Disappointment and pride for Russell in Australia after a race Mercedes “could have probably won”

Spread the love

Photo : Formula1.com

Not the luckiest outing for George Russell last weekend in Melbourne, that saw him go from leading the race to DNF 18 laps into the race.

A little after the restart the back of his W14 caught on fire because of an engine issue and he was left with no choice but to retire.

“As soon as I came through the high speed Turns 9 and 10, I felt something go and that was it. Three corners later, I was stopped – so when it’s not your day, it’s not your day, I guess,” Russell told Sky Sports in the media pen after the retirement.

“I felt really comfortable, felt strong. The pace has been great all weekend, and when you look at it, every time we’ve done something, I think we’ve maximised it.”

A disappointing ending to what had started out looking like a great weekend for the silver arrows, with Russell overtaking poleman Max Verstappen at lights out.

“We had a great qualifying, we couldn’t have been any better. The start was great, the first stint was really well managed. I could have extended that stint quite a lot, obviously Lewis was pushing really hard behind me, but seeing the tires afterwards I would have probably been good thereafter.”

“And I see no reason why we couldn’t have probably won, because – looking at the pace of Max – I’m sure he was just managing, but it would have been difficult for him to pass, especially with Lewis between the two of us. So, really disappointed,” he observed.

But the first turning point in his race occurred in the opening stages: the Williams of Alex Albon ended up into the wall after Turn 7 causing a safety car to be deployed, Mercedes was quick to call Russell back into the pits for an early tyre change that would have given some advantage to the race leader compared to Verstappen and Hamilton.
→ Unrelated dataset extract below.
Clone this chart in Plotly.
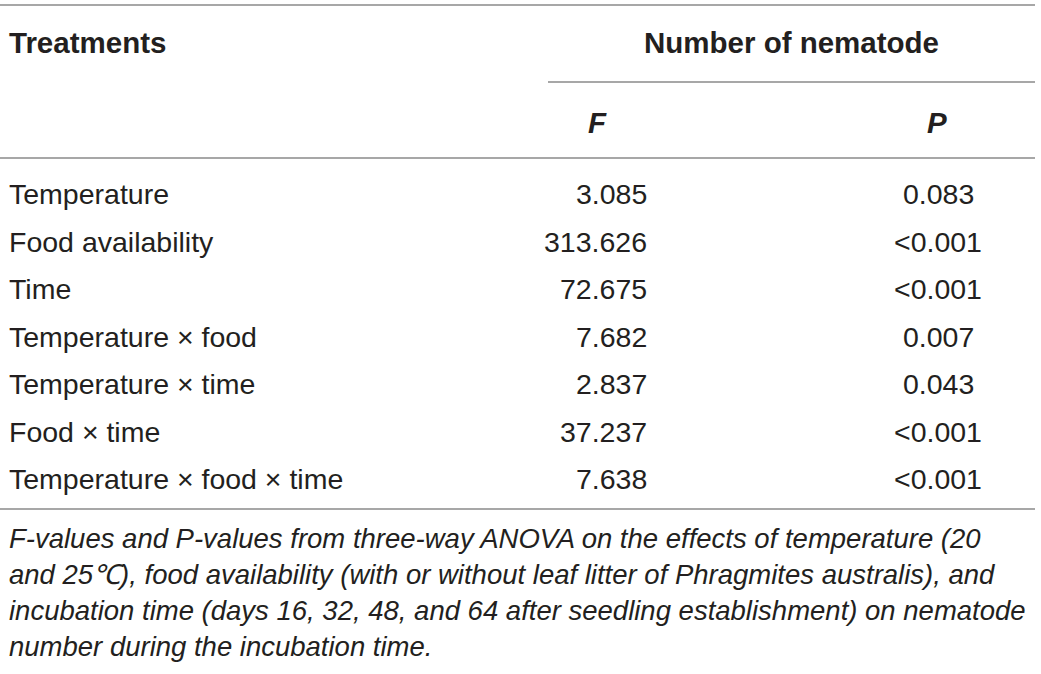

Was it not for the fact that the race was red-flagged shortly after, taking a great toll on his and Carlos Sainz’s – the only other car to pit under the safety car – race.

While the FIA explained the red-flag with the need to clear the track from a copious amount of gravel and debris from Albon’s crash, Russell was rather disappointed by a decision he had “no words for”.

“Obviously we had a similar situation in Saudi Arabia with the safety car coming out in an unnecessary circumstance [ safety was called out as camera angles made it unclear whether Stroll’s car was parked in an off track escape road ], but I thought we made the right decision pitting, I think it was the right call under the safety car.”

“I was surprised when I saw Lewis and Max stay out and I was pretty pleased when I saw that, because I thought it was played right into my hands and then obviously the red flag ruined things,” continued Russell.

A great restart in a weekend where Mercedes seemed to be doing everything right, until a few laps later his W14 came to a stop.

“Restart was good, it would have been difficult to overtake Fernando I think. We were right there and

everything we have done this weekend has been good: qualifying was great, the start was great, the restart was great, the strategy decision was the right one which is such a shame to be standing here right now.”

With teammate Lewis Hamilton finishing up in P2 behind Max Verstappen the German team was the only one really keeping up with a flying Red Bull that seems to be “a little bit out of the picture at the moment,” standing “a long way ahead of everybody.”

“When they turn it up, they’re probably five, six or seven-tenths ahead of the rest,” commented Russell.

A lot of catching up work to do for Mercedes – and the rest of the grid – who for now can focus on the positive steps ahead they have taken so far in what seemed like a disastrous start of the season just a few weeks ago in the opening round.

“Of course I take pride in that, but you know I’m standing here while the race is still ongoing and that’s pretty disappointing in every circumstance especially when you travel to the other side of the world and you get nothing from doing everything you could have.

“Every time we’ve hit the track, we probably couldn’t have done any more,” he remarked.

And while upgrades are very likely to come in place after this break, debuting in Baku Russell is content with the progress they have made so far in Brackley.

“We need to continue to focus on ourselves, we’ve improved the car a lot even though we haven’t brought any upgrades to the car and we’ve got to take satisfaction in that, we were clearly the second fastest team this weekend.

“But then also take pride in the fact of the performance we did throughout. It’s been

pretty spot on these last two weekends in terms of everything.”